I answered Rick’s ‘time’ question here, but now he asks the key question about ‘money’:
What is the minimum practical amount of capitol to start real-estate investing?
The answer is $0.
That’s right …. ZERO: the world of No Money Down is not dead, and is not even a dirty word (or, phrase to be precise).
No Money Down has lived and died a thousand times and will continue to do so; to prove it, here is the best book that I have found on the subject – and, it was written in 2001 by two of the best-credentialed real-estate investors that I could find: Richard Powelson and Albert Lowry, who purport to have used these techniques since the 60’s or 70’s.
But, that is the ‘minimum’ as asked by Rick – and the book reference is to prove that it also meets Rick’s ‘practical’ requirement (not that I’m so sure that the bond strategy that Richard Powelson gets so worked up about in the latter parts of his book count as ‘practical’).
Now, if Rick had asked what I ‘recommend’ that might be a little different:
While it’s true that No-Money-Down probably provides the best Return on Investment (and Internal rate of Return, as well), I would rather avoid asking the seller to carry a note (the number one ‘no money down’ technique) and screw them down to a better price in the current market …
… equally, I would like to avoid taking on a partner (the number two ‘no money down’ technique).
Therefore, what I would recommend instead is that you look to the type of property and market that you want to invest in (I usually recommend finding the neighborhood next to the new ‘hip’ neighborhood, and buying a property in the median-to-just-under-median price range for that area … with some potential for easy cosmetic fix-up) and having enough money under your belt to:
1. Put up a 15% to 20% deposit, and
2. Pay the likely closing costs (nothing wrong with financing these, if the lender will let you), and
3. Hold at least 25% of the first year’s expected rents as a contingency against vacancies, repairs & maintenance, and other costs that might come up just when the property is vacant.
That could mean $10,000 or $100,000 depending upon the area and property type …
… if you can’t afford that, time to dust off the old Formulas For Wealth book, after all 😉
… but, if you don’t want to practice any of the creative funding techniques recommended in this older (but, still excellent) book, you want to target properties in the median-to-just-below-median price range in your target area and have 15% for your first deposit + enough for closing costs + 25% of the expected value of your first years rent as a buffer (minimum).
Good post! What I took from the whole post that is key on this subject is pretty much in your last paragraph: “you want to target properties in the median-to-just-below-median price range in your target area and have 15% for your first deposit + enough for closing costs + 25% of the expected value of your first years rent as a buffer (minimum).”

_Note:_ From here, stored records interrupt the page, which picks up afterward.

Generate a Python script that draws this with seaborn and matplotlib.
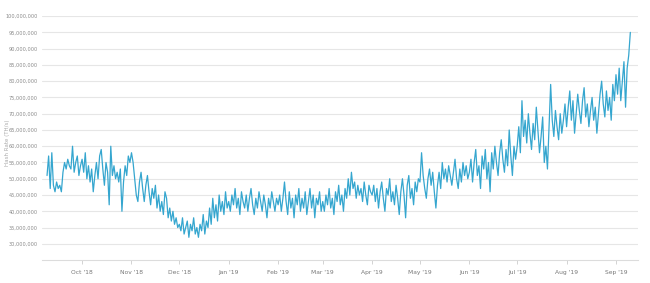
import numpy as np
import pandas as pd
import matplotlib
matplotlib.use("Agg")
import matplotlib.pyplot as plt
import matplotlib.dates as mdates
from matplotlib.ticker import FuncFormatter
import seaborn as sns

start_date = "2018-09-09"

# Daily hash rate, millions of TH/s, read month by month
sep18 = [51, 57, 47, 58, 48, 46, 49, 47, 48, 46, 52, 55, 53, 56, 54, 53, 60, 52, 55, 57, 51, 54]
oct18 = [56, 52, 58, 50, 54, 49, 53, 46, 51, 55, 50, 57, 59, 53, 48, 55, 52, 42, 60, 51, 54, 50, 52, 49, 53, 40, 49, 54, 51, 57, 55]
nov18 = [58, 55, 50, 45, 43, 49, 52, 47, 43, 48, 51, 46, 42, 47, 44, 48, 41, 45, 40, 43, 39, 46, 44, 38, 41, 37, 40, 36, 38, 35]
dec18 = [36, 34, 38, 33, 35, 37, 32, 36, 34, 38, 33, 35, 32, 36, 34, 39, 33, 37, 35, 41, 36, 44, 38, 42, 37, 45, 40, 43, 39, 46, 41]
jan19 = [43, 40, 45, 42, 47, 41, 44, 39, 46, 43, 41, 45, 40, 44, 47, 42, 39, 44, 41, 46, 43, 40, 45, 42, 38, 44, 41, 46, 43, 40, 44]
feb19 = [42, 45, 40, 44, 49, 43, 39, 46, 41, 44, 38, 45, 42, 47, 40, 44, 41, 46, 39, 43, 47, 41, 45, 38, 44, 42, 46, 40]
mar19 = [43, 40, 45, 42, 47, 41, 44, 39, 46, 43, 48, 42, 45, 40, 47, 44, 50, 45, 52, 47, 49, 44, 48, 45, 47, 43, 49, 45, 42, 48, 46]
apr19 = [45, 48, 43, 47, 41, 46, 49, 44, 40, 47, 45, 50, 43, 46, 42, 48, 44, 39, 46, 50, 45, 38, 48, 51, 44, 47, 42, 49, 46, 50]
may19 = [49, 58, 51, 47, 44, 50, 53, 48, 52, 46, 41, 48, 52, 47, 55, 50, 53, 49, 54, 51, 48, 52, 56, 50, 47, 53, 49, 55, 51, 54, 50]
jun19 = [52, 56, 49, 55, 59, 51, 54, 47, 57, 53, 59, 50, 55, 46, 58, 53, 60, 55, 51, 58, 62, 56, 52, 59, 54, 65, 57, 51, 60, 56]
jul19 = [60, 66, 58, 74, 63, 68, 61, 70, 64, 59, 67, 62, 72, 65, 58, 63, 69, 55, 60, 53, 66, 79, 68, 63, 71, 66, 62, 70, 64, 68, 73]
aug19 = [66, 72, 77, 68, 74, 64, 70, 76, 71, 67, 74, 78, 69, 73, 66, 71, 75, 68, 72, 64, 70, 76, 80, 73, 69, 77, 71, 75, 68, 79, 74]
sep19 = [82, 76, 84, 74, 80, 86, 72, 84, 88, 95]

values_m = sep18 + oct18 + nov18 + dec18 + jan19 + feb19 + mar19 + apr19 + may19 + jun19 + jul19 + aug19 + sep19
dates = pd.date_range(start_date, periods=len(values_m), freq="D")
df = pd.DataFrame({"date": dates, "hash_rate": np.array(values_m, dtype=float) * 1_000_000})

y_ticks = [30e6, 35e6, 40e6, 45e6, 50e6, 55e6, 60e6, 65e6, 70e6, 75e6, 80e6, 85e6, 90e6, 95e6, 100e6]
y_label = "Hash Rate (TH/s)"

sns.set_theme(style="white")
plt.rcParams['font.family'] = ['DejaVu Sans']

fig = plt.figure(figsize=(6.5, 2.83), dpi=100)
ax = fig.add_axes([0.065, 0.081, 0.917, 0.862])

sns.lineplot(data=df, x="date", y="hash_rate", ax=ax, color="#35a6cf", linewidth=0.9)

ax.set_ylim(25e6, 100e6)
ax.set_xlim(pd.Timestamp("2018-09-06"), pd.Timestamp("2019-09-15"))
ax.set_yticks(y_ticks)
ax.yaxis.set_major_formatter(FuncFormatter(lambda v, p: f"{int(v):,}"))
ax.grid(axis="y", color="#e6e6e6", linewidth=0.8)
ax.grid(axis="x", visible=False)

ax.xaxis.set_major_locator(mdates.MonthLocator())
ax.xaxis.set_major_formatter(mdates.DateFormatter("%b '%y"))

for s in ["top", "right", "left"]:
    ax.spines[s].set_visible(False)
ax.spines["bottom"].set_color("#dcdcdc")
ax.spines["bottom"].set_linewidth(0.8)

ax.tick_params(axis="y", length=0, labelsize=3.6, labelcolor="#8a8a8a", pad=3)
ax.tick_params(axis="x", length=3, width=0.6, color="#cccccc", labelsize=4.3,
               labelcolor="#777777", pad=4, bottom=True)

ax.set_xlabel("")
ax.set_ylabel(y_label, fontsize=4.0, color="#aaaaaa")
ax.yaxis.set_label_coords(-0.054, 0.48)

fig.savefig("out.png", dpi=100)
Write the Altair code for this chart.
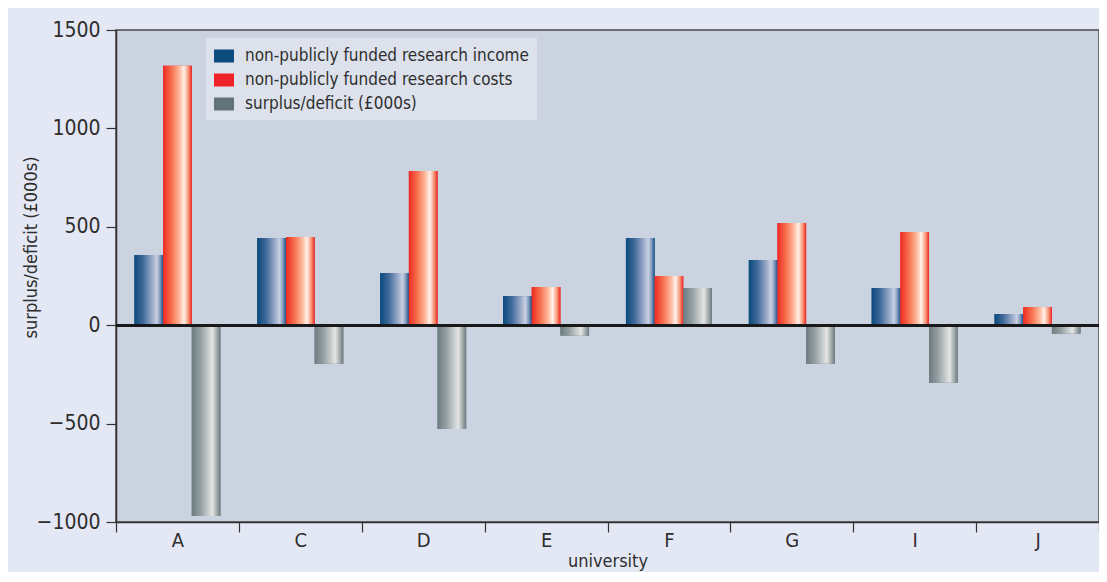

Oh, and also to find a neighborhood next to the new hip neighborhood.
Thanks for the tips Adrian!
@ Scott – Thanks, Scott. I should mention that this “median-to-just-below” price range is based on single family homes/condos/apartments.
Thank you for the answer! I’m very wary of no money down deals; I would think that you would get a better interest rate and avoid PMI with 20% down.
Do you have a formula that you use to determine the amount of cash you need when buying a property at price X?
Using very approximate numbers I get the following:
Cash required = closing costs – X (0.2 (deposit) + 0.02 (3months mortgage payments 8% 30 year fixed mortgage) + 0.01 (3 months property taxes + ins) +???)
It also seems that there should be a minimum market rent/property price ratio to insure that the property can be cash flow positive.
-Rick Francis
@ Rick – For those who like formulas, Rick’s is as good as any. Thanks, Rick!
I have a minimum wage income, no cash, and bad credit. Can I start real estate investing?
@ Skeptic – no , sorry … it’s a skeptic’s job to remain poor and, well, skeptical. Not to worry, though, cynicism has it’s own rewards 😉
As for me: I would get a part-time job, save at least 50% of that second income to create some cash and to help fix my credit … then find a partner to buy some real-estate with (I would do all the work to locate, fix up, rent, etc. … he could just sit on his fat a** as long as he put up the money).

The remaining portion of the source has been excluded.